I read him Denise Fleming’s “Beetle Bop,” a whimsical fiction book whose rhyming text talked about all the different colors and types of beetles.
Then it was time to get our craft on. The day before, I had mixed 1 cup of Plaster of Paris powder and water. Then my son and I filled plastic spoons. We tapped the bottom of the spoons on the counter to release any air bubbles and level out the plaster (so we could glue magnets on the back later).
After an hour, the plaster had dried enough to be released from its spoon molds.

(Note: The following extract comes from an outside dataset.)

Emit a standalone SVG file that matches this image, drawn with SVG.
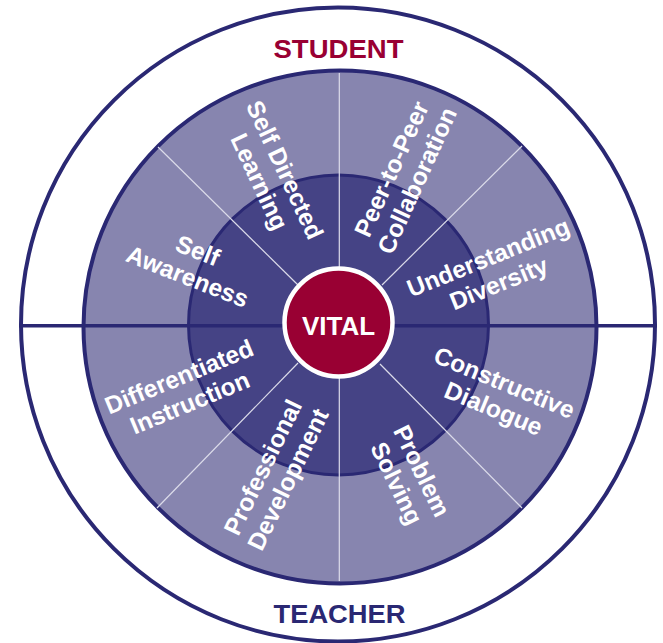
<svg xmlns="http://www.w3.org/2000/svg" width="663" height="643" viewBox="0 0 663 643">
<style>
.ring{stroke:#2A2873;stroke-width:4}
.div{stroke:#DCDCEA;stroke-width:1.2}
.lbl{font-family:"Liberation Sans",Arial,sans-serif;font-weight:bold;font-size:24.5px;fill:#FFFFFF;text-anchor:middle}
.title{font-family:"Liberation Sans",Arial,sans-serif;font-weight:bold;font-size:26px;text-anchor:middle}
</style>
<rect width="663" height="643" fill="#FFFFFF"/>
<g id="outer-ring">
<circle cx="338" cy="324.5" r="317" fill="#FFFFFF" class="ring"/>
</g>
<g id="middle-ring">
<circle cx="340" cy="327" r="256.5" fill="#8785AF" class="ring"/>
</g>
<g id="inner-ring">
<circle cx="338.5" cy="325" r="150" fill="#454385" stroke="#2A2873" stroke-width="3"/>
</g>
<g id="connectors">
<line x1="339.3" y1="73" x2="339.3" y2="270" class="div"/>
<line x1="339.3" y1="378" x2="339.3" y2="581" class="div"/>
<line x1="158" y1="147" x2="298" y2="285" class="div"/>
<line x1="522" y1="146" x2="382" y2="285" class="div"/>
<line x1="157" y1="508" x2="298" y2="363" class="div"/>
<line x1="522" y1="508" x2="380" y2="364" class="div"/>
<line x1="19" y1="325.7" x2="657" y2="325.7" stroke="#2A2873" stroke-width="3.6"/>
</g>
<g id="vital">
<circle cx="338.5" cy="322.5" r="54" fill="#990033" stroke="#FFFFFF" stroke-width="4.5"/>
<text x="338.5" y="335" class="title" font-size="24" fill="#FFFFFF">VITAL</text>
</g>
<g id="student">
<text x="338.5" y="57.5" class="title" fill="#990033" textLength="130" lengthAdjust="spacingAndGlyphs">STUDENT</text>
</g>
<g id="teacher">
<text x="339.5" y="623" class="title" fill="#2A2873" textLength="132" lengthAdjust="spacingAndGlyphs">TEACHER</text>
</g>
<g id="self-directed-learning" transform="translate(271.7,176) rotate(65)">
<text class="lbl" x="0" y="-6">Self Directed</text>
<text class="lbl" x="0" y="22">Learning</text>
</g>
<g id="peer-to-peer-collaboration" transform="translate(404.6,175) rotate(-65.5)">
<text class="lbl" x="0" y="-6">Peer-to-Peer</text>
<text class="lbl" x="0" y="22">Collaboration</text>
</g>
<g id="self-awareness" transform="translate(192.5,264) rotate(21.5)">
<text class="lbl" x="0" y="-6">Self</text>
<text class="lbl" x="0" y="22">Awareness</text>
</g>
<g id="understanding-diversity" transform="translate(493.7,270.8) rotate(-22)">
<text class="lbl" x="0" y="-6">Understanding</text>
<text class="lbl" x="0" y="22">Diversity</text>
</g>
<g id="differentiated-instruction" transform="translate(184.6,390.2) rotate(-22.5)">
<text class="lbl" x="0" y="-6">Differentiated</text>
<text class="lbl" x="0" y="22">Instruction</text>
</g>
<g id="professional-development" transform="translate(275.8,473.5) rotate(-64)">
<text class="lbl" x="0" y="-6">Professional</text>
<text class="lbl" x="0" y="22">Development</text>
</g>
<g id="problem-solving" transform="translate(408.8,477.3) rotate(64)">
<text class="lbl" x="0" y="-6">Problem</text>
<text class="lbl" x="0" y="22">Solving</text>
</g>
<g id="constructive-dialogue" transform="translate(498.8,396) rotate(22.5)">
<text class="lbl" x="0" y="-6">Constructive</text>
<text class="lbl" x="0" y="22">Dialogue</text>
</g>
</svg>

A full day later, they were completely dry and ready to paint. (Check out Disney’s Family Fun site to see where this idea originated from.) Using acrylic craft paint, we painted five of the plaster shapes like Japanese Beetles and five like ladybugs. Truthfully, we painted a total of 12; my son wanted to keep painting, so we made a few extras too! I used a black Sharpie marker to add some details (e.g. a line down the bugs’ backs between the “wings,” antennae, etc.) and dipped the opposite end of the paint brush in white paint to make dots for eyes. To make the ladybug’s big black dots, we dipped a pencil eraser in black paint.
When dry, we attached magnets to the back. I used a black Sharpie permanent marker and ruler to draw a Tic-Tac-Toe board onto a paint can lid.
Now, it was time to play Beetle Tic-Tac-Toe … or shamelessly get beat. (If only the real Japanese Beetles in our yard were as easy to beat as I am!)